• Written request: Everything from the first line down to the line containing "d_sig_y = [8.1, 11.9]" is to be retyped exactly, both ends included, with pictures left out.

• Information shown:
%%

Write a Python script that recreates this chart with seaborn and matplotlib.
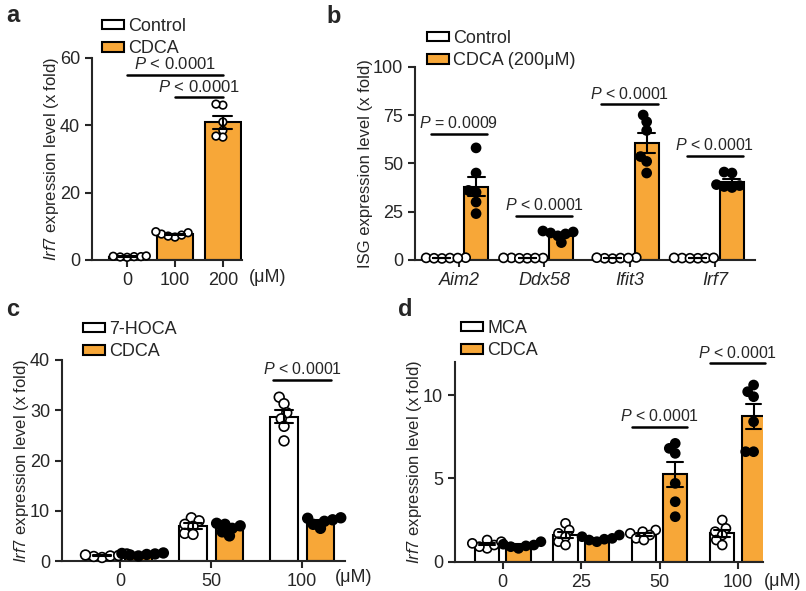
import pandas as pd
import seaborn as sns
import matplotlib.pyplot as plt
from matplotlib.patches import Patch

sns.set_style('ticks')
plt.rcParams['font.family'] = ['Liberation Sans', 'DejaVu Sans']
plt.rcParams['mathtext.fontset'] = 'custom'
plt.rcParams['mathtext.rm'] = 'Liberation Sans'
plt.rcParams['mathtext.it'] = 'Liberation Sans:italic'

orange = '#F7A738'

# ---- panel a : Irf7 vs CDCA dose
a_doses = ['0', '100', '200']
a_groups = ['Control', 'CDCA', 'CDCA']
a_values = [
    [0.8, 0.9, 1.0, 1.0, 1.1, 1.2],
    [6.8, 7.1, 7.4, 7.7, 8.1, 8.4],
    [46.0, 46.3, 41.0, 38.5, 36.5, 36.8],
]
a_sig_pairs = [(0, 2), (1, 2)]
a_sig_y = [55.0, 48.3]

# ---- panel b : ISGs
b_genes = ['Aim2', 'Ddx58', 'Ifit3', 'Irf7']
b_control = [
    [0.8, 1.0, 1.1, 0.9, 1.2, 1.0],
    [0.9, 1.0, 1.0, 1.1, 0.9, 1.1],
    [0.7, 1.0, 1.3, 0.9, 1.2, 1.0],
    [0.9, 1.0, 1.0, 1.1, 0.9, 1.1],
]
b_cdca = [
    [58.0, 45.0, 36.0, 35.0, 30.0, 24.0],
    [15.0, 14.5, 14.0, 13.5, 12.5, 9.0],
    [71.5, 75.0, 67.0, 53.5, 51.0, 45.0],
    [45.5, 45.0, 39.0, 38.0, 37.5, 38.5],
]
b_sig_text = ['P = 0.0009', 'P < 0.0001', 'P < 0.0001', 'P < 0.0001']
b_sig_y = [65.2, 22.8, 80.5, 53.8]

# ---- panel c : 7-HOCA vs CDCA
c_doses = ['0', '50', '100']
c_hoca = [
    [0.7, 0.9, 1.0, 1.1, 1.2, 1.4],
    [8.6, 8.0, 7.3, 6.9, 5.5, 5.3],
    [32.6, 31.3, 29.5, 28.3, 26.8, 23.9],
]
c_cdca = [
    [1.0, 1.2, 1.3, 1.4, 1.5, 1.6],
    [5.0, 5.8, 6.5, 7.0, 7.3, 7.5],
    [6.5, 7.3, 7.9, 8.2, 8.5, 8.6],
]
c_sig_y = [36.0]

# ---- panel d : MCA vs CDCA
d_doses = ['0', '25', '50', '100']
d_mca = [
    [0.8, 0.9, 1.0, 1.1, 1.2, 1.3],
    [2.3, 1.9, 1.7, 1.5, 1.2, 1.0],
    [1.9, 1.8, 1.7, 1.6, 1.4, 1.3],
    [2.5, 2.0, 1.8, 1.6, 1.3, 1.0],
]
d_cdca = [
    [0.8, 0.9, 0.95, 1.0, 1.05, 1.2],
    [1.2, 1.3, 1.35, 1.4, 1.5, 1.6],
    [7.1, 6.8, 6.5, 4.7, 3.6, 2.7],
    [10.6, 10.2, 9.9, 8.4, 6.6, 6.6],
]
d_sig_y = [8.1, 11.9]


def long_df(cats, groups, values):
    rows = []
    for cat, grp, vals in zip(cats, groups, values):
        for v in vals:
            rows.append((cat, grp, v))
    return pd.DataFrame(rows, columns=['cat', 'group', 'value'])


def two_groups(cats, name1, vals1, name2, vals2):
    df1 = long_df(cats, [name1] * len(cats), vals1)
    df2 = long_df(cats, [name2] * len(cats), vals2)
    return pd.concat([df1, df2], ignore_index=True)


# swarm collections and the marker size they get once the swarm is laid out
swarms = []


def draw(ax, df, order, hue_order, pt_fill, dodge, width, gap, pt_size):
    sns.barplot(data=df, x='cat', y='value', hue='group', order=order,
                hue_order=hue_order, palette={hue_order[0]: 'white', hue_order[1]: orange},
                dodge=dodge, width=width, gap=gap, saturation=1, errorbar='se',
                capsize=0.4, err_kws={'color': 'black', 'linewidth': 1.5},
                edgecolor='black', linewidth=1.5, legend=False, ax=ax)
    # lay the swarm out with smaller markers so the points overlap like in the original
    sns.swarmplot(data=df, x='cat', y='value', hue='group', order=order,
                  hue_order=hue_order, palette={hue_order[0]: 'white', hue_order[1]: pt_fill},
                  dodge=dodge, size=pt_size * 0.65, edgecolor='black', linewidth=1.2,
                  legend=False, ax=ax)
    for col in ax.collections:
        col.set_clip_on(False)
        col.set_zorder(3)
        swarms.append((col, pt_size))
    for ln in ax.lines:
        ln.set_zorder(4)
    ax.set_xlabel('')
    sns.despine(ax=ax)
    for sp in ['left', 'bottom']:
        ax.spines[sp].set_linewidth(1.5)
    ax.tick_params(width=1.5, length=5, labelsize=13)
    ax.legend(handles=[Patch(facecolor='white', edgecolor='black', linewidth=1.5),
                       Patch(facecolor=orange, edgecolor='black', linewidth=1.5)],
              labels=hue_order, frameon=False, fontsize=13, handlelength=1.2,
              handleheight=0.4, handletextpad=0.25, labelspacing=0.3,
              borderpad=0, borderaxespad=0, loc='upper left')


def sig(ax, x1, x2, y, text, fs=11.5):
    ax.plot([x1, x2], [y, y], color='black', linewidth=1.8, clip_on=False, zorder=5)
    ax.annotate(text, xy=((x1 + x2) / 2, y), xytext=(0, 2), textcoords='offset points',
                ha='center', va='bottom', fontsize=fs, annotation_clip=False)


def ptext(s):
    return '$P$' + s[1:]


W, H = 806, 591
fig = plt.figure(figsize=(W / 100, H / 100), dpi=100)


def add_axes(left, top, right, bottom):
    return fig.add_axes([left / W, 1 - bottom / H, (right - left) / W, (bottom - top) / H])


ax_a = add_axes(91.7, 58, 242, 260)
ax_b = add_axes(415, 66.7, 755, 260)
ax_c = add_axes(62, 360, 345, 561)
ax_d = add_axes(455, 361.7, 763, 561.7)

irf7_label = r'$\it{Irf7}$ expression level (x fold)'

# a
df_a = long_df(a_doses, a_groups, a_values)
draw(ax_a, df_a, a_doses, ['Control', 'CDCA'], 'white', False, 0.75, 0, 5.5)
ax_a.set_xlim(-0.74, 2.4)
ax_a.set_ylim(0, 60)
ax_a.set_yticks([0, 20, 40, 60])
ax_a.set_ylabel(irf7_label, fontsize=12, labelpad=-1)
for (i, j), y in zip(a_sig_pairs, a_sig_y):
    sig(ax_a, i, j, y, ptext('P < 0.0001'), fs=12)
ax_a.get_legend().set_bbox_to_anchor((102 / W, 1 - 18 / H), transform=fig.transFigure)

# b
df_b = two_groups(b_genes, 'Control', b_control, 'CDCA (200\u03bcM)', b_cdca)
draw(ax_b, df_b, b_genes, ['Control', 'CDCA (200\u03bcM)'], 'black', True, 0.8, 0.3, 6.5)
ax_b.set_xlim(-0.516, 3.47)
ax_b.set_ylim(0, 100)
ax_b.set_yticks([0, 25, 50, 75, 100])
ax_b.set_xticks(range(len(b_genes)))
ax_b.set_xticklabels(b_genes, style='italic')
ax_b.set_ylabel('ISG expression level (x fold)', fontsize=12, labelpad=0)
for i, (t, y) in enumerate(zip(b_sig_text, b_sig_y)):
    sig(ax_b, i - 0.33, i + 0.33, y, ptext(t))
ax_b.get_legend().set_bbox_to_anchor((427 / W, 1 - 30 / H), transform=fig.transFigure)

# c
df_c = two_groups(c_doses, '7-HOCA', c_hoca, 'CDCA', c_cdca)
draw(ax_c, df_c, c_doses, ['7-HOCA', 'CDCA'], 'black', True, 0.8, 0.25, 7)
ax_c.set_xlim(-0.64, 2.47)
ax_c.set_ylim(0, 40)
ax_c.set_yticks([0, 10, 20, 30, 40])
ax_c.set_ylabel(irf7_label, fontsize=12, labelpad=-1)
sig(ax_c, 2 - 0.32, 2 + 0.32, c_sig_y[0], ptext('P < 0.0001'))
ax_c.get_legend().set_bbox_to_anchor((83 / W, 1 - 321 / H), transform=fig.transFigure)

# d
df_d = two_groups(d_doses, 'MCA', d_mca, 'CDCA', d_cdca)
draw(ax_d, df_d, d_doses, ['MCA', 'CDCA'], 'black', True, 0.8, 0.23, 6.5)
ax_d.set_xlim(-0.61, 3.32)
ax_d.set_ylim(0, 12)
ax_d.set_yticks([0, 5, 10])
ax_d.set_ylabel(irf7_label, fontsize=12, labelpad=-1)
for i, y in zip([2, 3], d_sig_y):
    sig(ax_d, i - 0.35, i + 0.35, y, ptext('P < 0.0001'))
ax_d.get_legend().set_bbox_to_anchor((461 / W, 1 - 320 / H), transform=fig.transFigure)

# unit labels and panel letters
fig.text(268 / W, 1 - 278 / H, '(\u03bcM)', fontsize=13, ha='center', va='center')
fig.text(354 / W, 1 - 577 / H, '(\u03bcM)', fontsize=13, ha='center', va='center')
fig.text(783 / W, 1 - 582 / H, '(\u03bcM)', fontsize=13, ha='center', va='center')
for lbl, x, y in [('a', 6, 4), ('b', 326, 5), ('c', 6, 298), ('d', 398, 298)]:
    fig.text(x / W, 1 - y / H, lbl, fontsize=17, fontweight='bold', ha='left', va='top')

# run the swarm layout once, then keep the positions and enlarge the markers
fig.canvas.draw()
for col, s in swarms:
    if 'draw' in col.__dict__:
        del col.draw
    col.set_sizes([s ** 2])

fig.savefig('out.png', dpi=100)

%%

• Written answer:
Write a Python script that recreates this chart with seaborn and matplotlib.
import pandas as pd
import seaborn as sns
import matplotlib.pyplot as plt
from matplotlib.patches import Patch

sns.set_style('ticks')
plt.rcParams['font.family'] = ['Liberation Sans', 'DejaVu Sans']
plt.rcParams['mathtext.fontset'] = 'custom'
plt.rcParams['mathtext.rm'] = 'Liberation Sans'
plt.rcParams['mathtext.it'] = 'Liberation Sans:italic'

orange = '#F7A738'

# ---- panel a : Irf7 vs CDCA dose
a_doses = ['0', '100', '200']
a_groups = ['Control', 'CDCA', 'CDCA']
a_values = [
    [0.8, 0.9, 1.0, 1.0, 1.1, 1.2],
    [6.8, 7.1, 7.4, 7.7, 8.1, 8.4],
    [46.0, 46.3, 41.0, 38.5, 36.5, 36.8],
]
a_sig_pairs = [(0, 2), (1, 2)]
a_sig_y = [55.0, 48.3]

# ---- panel b : ISGs
b_genes = ['Aim2', 'Ddx58', 'Ifit3', 'Irf7']
b_control = [
    [0.8, 1.0, 1.1, 0.9, 1.2, 1.0],
    [0.9, 1.0, 1.0, 1.1, 0.9, 1.1],
    [0.7, 1.0, 1.3, 0.9, 1.2, 1.0],
    [0.9, 1.0, 1.0, 1.1, 0.9, 1.1],
]
b_cdca = [
    [58.0, 45.0, 36.0, 35.0, 30.0, 24.0],
    [15.0, 14.5, 14.0, 13.5, 12.5, 9.0],
    [71.5, 75.0, 67.0, 53.5, 51.0, 45.0],
    [45.5, 45.0, 39.0, 38.0, 37.5, 38.5],
]
b_sig_text = ['P = 0.0009', 'P < 0.0001', 'P < 0.0001', 'P < 0.0001']
b_sig_y = [65.2, 22.8, 80.5, 53.8]

# ---- panel c : 7-HOCA vs CDCA
c_doses = ['0', '50', '100']
c_hoca = [
    [0.7, 0.9, 1.0, 1.1, 1.2, 1.4],
    [8.6, 8.0, 7.3, 6.9, 5.5, 5.3],
    [32.6, 31.3, 29.5, 28.3, 26.8, 23.9],
]
c_cdca = [
    [1.0, 1.2, 1.3, 1.4, 1.5, 1.6],
    [5.0, 5.8, 6.5, 7.0, 7.3, 7.5],
    [6.5, 7.3, 7.9, 8.2, 8.5, 8.6],
]
c_sig_y = [36.0]

# ---- panel d : MCA vs CDCA
d_doses = ['0', '25', '50', '100']
d_mca = [
    [0.8, 0.9, 1.0, 1.1, 1.2, 1.3],
    [2.3, 1.9, 1.7, 1.5, 1.2, 1.0],
    [1.9, 1.8, 1.7, 1.6, 1.4, 1.3],
    [2.5, 2.0, 1.8, 1.6, 1.3, 1.0],
]
d_cdca = [
    [0.8, 0.9, 0.95, 1.0, 1.05, 1.2],
    [1.2, 1.3, 1.35, 1.4, 1.5, 1.6],
    [7.1, 6.8, 6.5, 4.7, 3.6, 2.7],
    [10.6, 10.2, 9.9, 8.4, 6.6, 6.6],
]
d_sig_y = [8.1, 11.9]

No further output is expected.